Mas, o livro máximo do socialismo não pode ser visto como uma suma dogmática, baseada em preceitos imutáveis. É preciso analisá-lo dentro de seu contexto histórico. Expressões como “ditadura do proletariado”, por exemplo, serviram como justificativa para a repressão política e policial, desde sempre. Em 1895, poucos meses antes de sua morte, o dedicado Engels deu sua última contribuição ao amadurecimento do marxismo, na Introdução à uma nova edição de um dos textos mais populares de Marx, As lutas de classes na França, relembrando a campanha épica do movimento de 1848-1849, quando os dois amigos estiveram na vanguarda dos acontecimentos. Engels, fazendo uma autocrítica do movimento no que lhe dizia respeito, escreve a respeito de uma “nova arma poderosa” à disposição do proletariado: o sufrágio universal. E sem abrir mão do “direito à revolução”, ele pondera que a mudança da conjuntura pede a adaptação das formas de luta: “[O sufrágio universal] é um instrumento mais aborrecido e lento para a promoção da revolução, mas é dez vezes mais seguro; e sobretudo indica com precisão o dia em que se deve empunhar armas pela revolução.” Àquela época o voto era apenas masculino. Nestes mais de 120 anos que nos separam da reflexão de Engels, muita coisa mudou – e mudou a favor da classe pela qual Marx e Engels dedicaram todas as suas forças.

 

Jenny e Karl Marx morreram sem ver o alcance da obra que realizaram.

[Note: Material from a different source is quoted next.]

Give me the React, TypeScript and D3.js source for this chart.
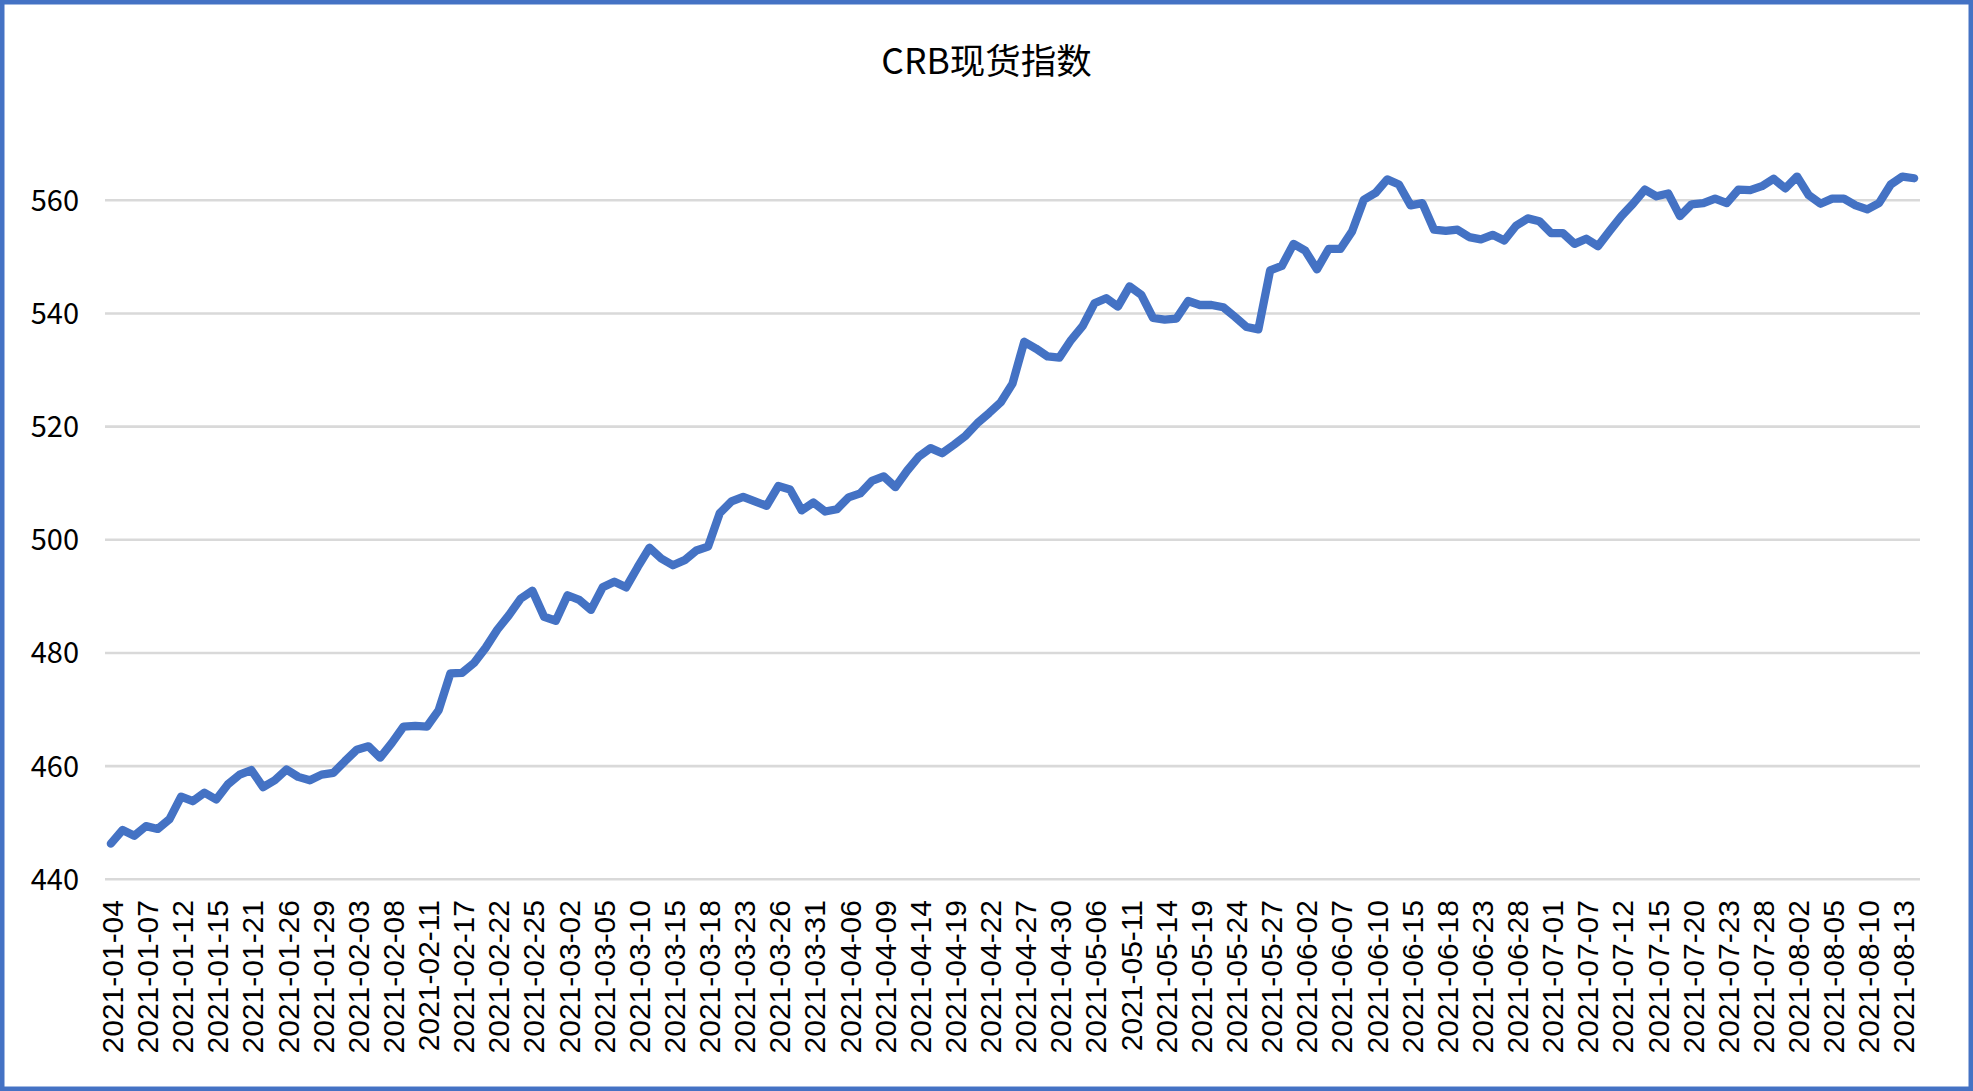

Mas, o sacrifício da família e do amigo Engels não foi em vão: O Capital transformou o mundo, mudando a maneira de pensar da humanidade. Isso já foi uma revolução, mas o capitalismo continua forte, opressor, asfixiante. Embora invisível – especialmente, para quem não quer ver –, a luta de classes continua viva e necessária, e o voto é a principal arma para promover a transformação.




[1] GABRIEL, Mary. Amor e Capital: a saga familiar de Karl Marx e a história de uma revolução. Tradução: Alexandre Barbosa de Souza. Rio de Janeiro: Zahar, 2013. 958 p.